IDXChannel - Direktur Lokataru Haris Azhar menjelaskan korban tragedi Kanjuruhan kembali menggugat sejumlah pihak senilai Rp62 miliar. Gugatan, dengan delapan pihak tergugat dan empat pihak tergugat lainnya yang bertanggung jawab.
Nominal gugatan perdata Rp62 miliar ini bukan persoalan perhitungan santunan untuk korban yang meninggal dunia. Melainkan ada biaya materiil dari para korban tragedi Kanjuruhan.
"Ini masalahnya bukan soal santunan, bahwa ada rupiah, total ini kami rupiahkan Rp62 miliar. Tapi, anda tanya di muka bumi ini, siapa yang anaknya ditukar dengan Rp100 miliar, tidak ada yang mau. Jadi, nyawa itu tidak tergantikan, kedukaan itu tidak bisa dimaterialkan lewat uang," ucap Haris Azhar, ditemui wartawan di PN Malang, pada Rabu siang (21/12/2022).
Ia menjelaskan, perhitungan nominal Rp62 miliar yang muncul didasari pada kebutuhan misalnya perawatan selama hidup 7 korban tragedi Kanjuruhan. Sebutan di sini lebih pada pertanggungjawaban yang diajukan berdasarkan angka-angka riil dari korban.
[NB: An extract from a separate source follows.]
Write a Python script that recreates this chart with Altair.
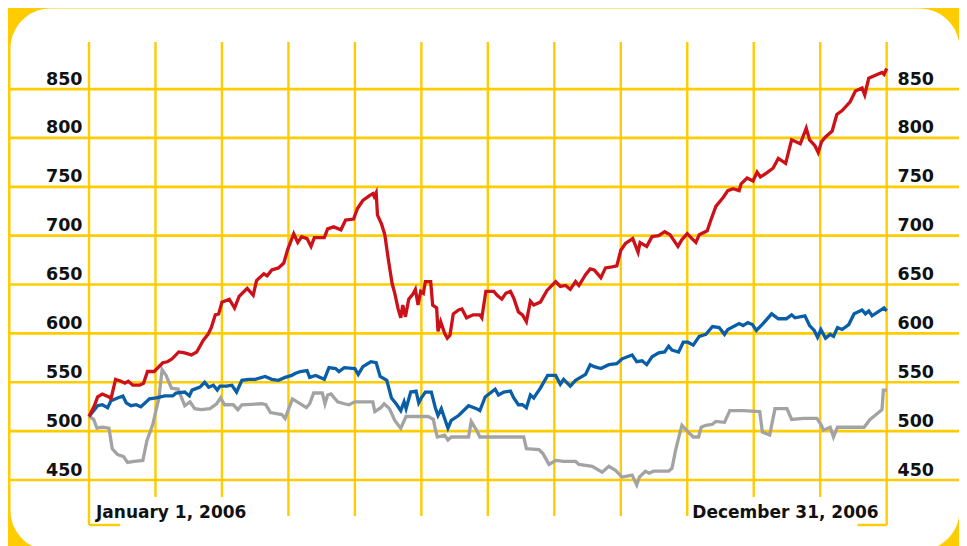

"Angka-angka ini muncul, misalnya yang anaknya menjadi korban dihitung dengan cara biaya mereka dibesarkan dan potensialnya berapa. Dan juga ada hitungan kalau mereka sampai tingkatan tertentu, bekerja, menghasilkan uang berapa," ungkap dia.
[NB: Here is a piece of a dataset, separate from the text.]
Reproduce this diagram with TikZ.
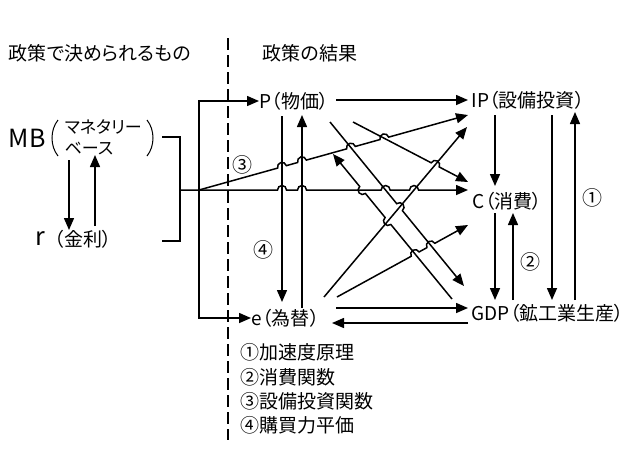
\documentclass[tikz,border=0pt]{standalone}
\usepackage{fontspec}
\setmainfont[RawFeature=+palt]{Noto Sans CJK JP}
\usetikzlibrary{arrows.meta,calc}

\tikzset{
  arr/.style={-{Triangle[length=12pt,width=10pt]}},
  lbl/.style={inner sep=0pt, anchor=west, font=\fontsize{19}{22}\selectfont},
  num/.style={inner sep=0pt, font=\fontsize{20}{20}\selectfont},
}
% 跨线小弧：#1 交点，#2 线段起点
\newcommand{\linehop}[2]{-- ($(#1)!4.5pt!(#2)$) arc[start angle=\n1+180, end angle=\n1, radius=4.5pt]}

\begin{document}
\begin{tikzpicture}[x=1pt, y=-1pt, line width=1.5pt]
    \useasboundingbox (0,0) rectangle (640,467);

    % 分界虚线
    \coordinate (dtop) at (228,38);
    \coordinate (dbot) at (228,440);
    \draw[dash pattern=on 12pt off 5pt] (dtop) -- (dbot);

    % 标题
    \node[lbl] (ttlL) at (8,53) {政策で決められるもの};
    \node[lbl] (ttlR) at (262,53) {政策の結果};

    % 左侧：MB 与 r
    \node[lbl, font=\fontsize{25}{25}\selectfont] (MB) at (8,138) {MB};
    \node[lbl, font=\fontsize{17}{17}\selectfont] (MB1) at (64,127) {マネタリー};
    \node[lbl, font=\fontsize{17}{17}\selectfont] (MB2) at (64,149) {ベース};
    \draw[line width=1pt] (58,120) .. controls (50,130) and (50,146) .. (58,156);
    \draw[line width=1pt] (147,120) .. controls (155,130) and (155,146) .. (147,156);
    \node[lbl, font=\fontsize{25}{25}\selectfont] (R) at (35,239) {r};
    \node[lbl] (Rsub) at (54,239) {（金利）};

    \coordinate (mbA) at (69,160);
    \coordinate (rA) at (69,230);
    \coordinate (rB) at (95,226);
    \coordinate (mbB) at (95,155);
    \draw[arr] (mbA) -- (rA);
    \draw[arr] (rB) -- (mbB);

    % 括号与分支点
    \coordinate (bkT) at (162,137);
    \coordinate (bkB) at (162,241);
    \coordinate (bk) at (180,190);
    \coordinate (jn) at (199,190);
    \draw (bkT) -| (bk) |- (bkB);

    % 政策的结果
    \node[lbl] (P) at (259,101) {P（物価）};
    \node[lbl] (E) at (251,318) {e（為替）};
    \node[lbl] (IP) at (471,100) {IP（設備投資）};
    \node[lbl] (C) at (472,201) {C（消費）};
    \node[lbl] (GDP) at (471,313) {GDP（鉱工業生産）};

    % 分支点到 P 与 e
    \draw[arr] (jn) |- (P.west);
    \draw[arr] (jn) |- (E.west);

    % P 与 e 之间（④）
    \coordinate (v1t) at (282,116);
    \coordinate (v1b) at (282,302);
    \coordinate (v2b) at (302,308);
    \coordinate (v2t) at (302,115);
    \draw[arr] (v1t) -- (v1b);
    \draw[arr] (v2b) -- (v2t);

    % 各斜线的端点
    \coordinate (ip3) at (468,115);  % ③ MB -> IP
    \coordinate (c2) at (468,190);   % MB -> C
    \coordinate (p3) at (330,122);   % P -> GDP
    \coordinate (g3) at (464,286);
    \coordinate (p4) at (353,122);   % P -> C
    \coordinate (c4) at (468,182);
    \coordinate (e5) at (324,297);   % e -> IP
    \coordinate (ip5) at (467,127);
    \coordinate (e6) at (337,297);   % e -> C
    \coordinate (c6) at (468,225);
    \coordinate (g7) at (452,299);   % GDP -> P
    \coordinate (p7) at (333,154);

    % 交点
    \coordinate (xa) at (intersection of jn--ip3 and v1t--v1b);
    \coordinate (xb) at (intersection of jn--ip3 and v2t--v2b);
    \coordinate (xc) at (intersection of jn--ip3 and p3--g3);
    \coordinate (xd) at (intersection of jn--ip3 and p4--c4);
    \coordinate (ya) at (intersection of bk--c2 and v1t--v1b);
    \coordinate (yb) at (intersection of bk--c2 and v2t--v2b);
    \coordinate (yc) at (intersection of bk--c2 and p3--g3);
    \coordinate (yd) at (intersection of bk--c2 and e5--ip5);
    \coordinate (za) at (intersection of p4--c4 and e5--ip5);
    \coordinate (zb) at (intersection of p3--g3 and e5--ip5);
    \coordinate (zc) at (intersection of g7--p7 and e5--ip5);
    \coordinate (zd) at (intersection of g7--p7 and bk--c2);
    \coordinate (ze) at (intersection of e6--c6 and g7--p7);
    \coordinate (zf) at (intersection of e6--c6 and p3--g3);

    % 带跨线弧的斜线
    \draw[arr] let \p1=($(ip3)-(jn)$), \n1={atan2(\y1,\x1)} in
        (jn) \linehop{xa}{jn} \linehop{xb}{jn} \linehop{xc}{jn} \linehop{xd}{jn} -- (ip3);
    \draw[arr] let \p1=($(c2)-(bk)$), \n1={atan2(\y1,\x1)} in
        (bk) \linehop{ya}{bk} \linehop{yb}{bk} \linehop{yc}{bk} \linehop{yd}{bk} -- (c2);
    \draw[arr] let \p1=($(c4)-(p4)$), \n1={atan2(\y1,\x1)} in
        (p4) \linehop{za}{p4} -- (c4);
    \draw[arr] let \p1=($(g3)-(p3)$), \n1={atan2(\y1,\x1)} in
        (p3) \linehop{zb}{p3} -- (g3);
    \draw[arr] let \p1=($(p7)-(g7)$), \n1={atan2(\y1,\x1)} in
        (g7) \linehop{zc}{g7} \linehop{zd}{g7} -- (p7);
    \draw[arr] let \p1=($(c6)-(e6)$), \n1={atan2(\y1,\x1)} in
        (e6) \linehop{ze}{e6} \linehop{zf}{e6} -- (c6);
    \draw[arr] (e5) -- (ip5);

    % 水平箭头
    \coordinate (pi1) at (336,100);
    \coordinate (pi2) at (468,100);
    \coordinate (eg1) at (336,308);
    \coordinate (eg2) at (468,308);
    \coordinate (ge1) at (468,323);
    \coordinate (ge2) at (332,323);
    \draw[arr] (pi1) -- (pi2);
    \draw[arr] (eg1) -- (eg2);
    \draw[arr] (ge1) -- (ge2);

    % 右侧竖向箭头
    \coordinate (ic1) at (495,115);
    \coordinate (ic2) at (495,186);
    \coordinate (cg1) at (495,213);
    \coordinate (cg2) at (495,300);
    \coordinate (gc1) at (513,300);
    \coordinate (gc2) at (513,213);
    \coordinate (ig1) at (552,115);
    \coordinate (ig2) at (552,300);
    \coordinate (gi1) at (575,300);
    \coordinate (gi2) at (575,112);
    \draw[arr] (ic1) -- (ic2);
    \draw[arr] (cg1) -- (cg2);
    \draw[arr] (gc1) -- (gc2);
    \draw[arr] (ig1) -- (ig2);
    \draw[arr] (gi1) -- (gi2);

    % 编号
    \node[num] (n1) at (592,198) {①};
    \node[num] (n2) at (530,262) {②};
    \node[num] (n3) at (242,165) {③};
    \node[num] (n4) at (263,250) {④};

    % 说明
    \node[lbl] (k1) at (240,352) {①加速度原理};
    \node[lbl] (k2) at (240,377) {②消費関数};
    \node[lbl] (k3) at (240,401) {③設備投資関数};
    \node[lbl] (k4) at (240,425) {④購買力平価};
\end{tikzpicture}
\end{document}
Argumentasi penyebutan nominal ganti rugi itu penting sebab biasanya hakim akan meminta alasan mengapa nominal itu bisa muncul. Jadi dipastikan angka Rp 62 miliar itu merupakan patokan saja untuk tujuh keluarga korban yang mengajukan gugatan.
"Ada kalkulasi matematikanya. Maka nanti di situ juga akan menjadi dispute atau sengketa baru, untuk itu kita kasih patokan saja sebetulnya. Jadi Rp62 miliar itu itemnya ada banyak, ada soal uang mereka dibesarkan, uang untuk kalau mereka bekerja sampai umur berapa, lalu juga meminta pertanggungjawaban itu terkait entitas tertentu," jelasnya.
Meski demikian, bila ada keluarga korban yang bergabung di luar tujuh pihak keluarga ahli waris tragedi Kanjuruhan, dan korban luka yang ikut menggugat, pihaknya mempersilahkannya. Sebab perhitungan itu bukanlah hal final, karena yang utama adalah bagaimana meminta sebuah pertanggungjawaban.
"Dalam gugatan perdata itu dimungkinkan namanya intervensi. Jadi mereka bisa gabung, jadi menurut saya ini akan menjadi satu ranah pendidikan hukum yang sangat baik, untuk turut serta dalam proses yang utama meminta pertanggungjawaban," ucapnya.
Sementara masuknya Presiden Joko Widodo ke pihak yang tergugat disebutnya bukanlah meminta pertanggungjawaban secara material, melainkan lebih pada tuntutan agar Stadion Kanjuruhan Malang yang jadi lokasi kejadian tidak dibongkar, sampai persoalan hukum itu selesai.
"Jadi dalam gugatan ini tidak semata-mata meminta Rp62 miliar, bukan semata-mata meminta uang ganti membesarkan anak dan uang potensial yang harus didapat. Tapi ada tuntutan-tuntutan soal hal-hal yang patut dilakukan dan hal-hal yang tidak patut dilakukan tanpa ada kaitan soal angka atau rupiah," tukasnya.
Sebagaimana diberitakan sebelumnya, tim hukum dari Tatak mengajukan gugatan perdata ke PN Malang terkait tuntutan perdata ganti rugi sebesar Rp 62 miliar. Gugatan itu diajukan ke delapan pihak tergugat mulai dari PSSI, Dewan Pengawas PSSI, PT Liga Indonesia Baru, Panitia Penyelenggara Arema FC, Security Officer BRI Liga 1 2022-2023, PT Indosiar Visual Mandiri, PT Arema Aremania Bersatu Berprestasi Indonesia hingga Kepala Kepolisian Negara Republik Indonesia (Kapolri), dengan nilai total gugatan Rp 62 miliar.
Selain delapan pihak tergugat dalam kasus tragedi Kanjuruhan, ada empat pihak tergugat lainnya mulai dari Presiden Republik Indonesia Joko Widodo, Kementerian Pekerjaan Umum dan Perumahan Rakyat, Kementerian Keuangan, dan Pemerintah Kabupaten (Pemkab) Malang, yang juga dicantumkan dalam berkas gugatan tersebut.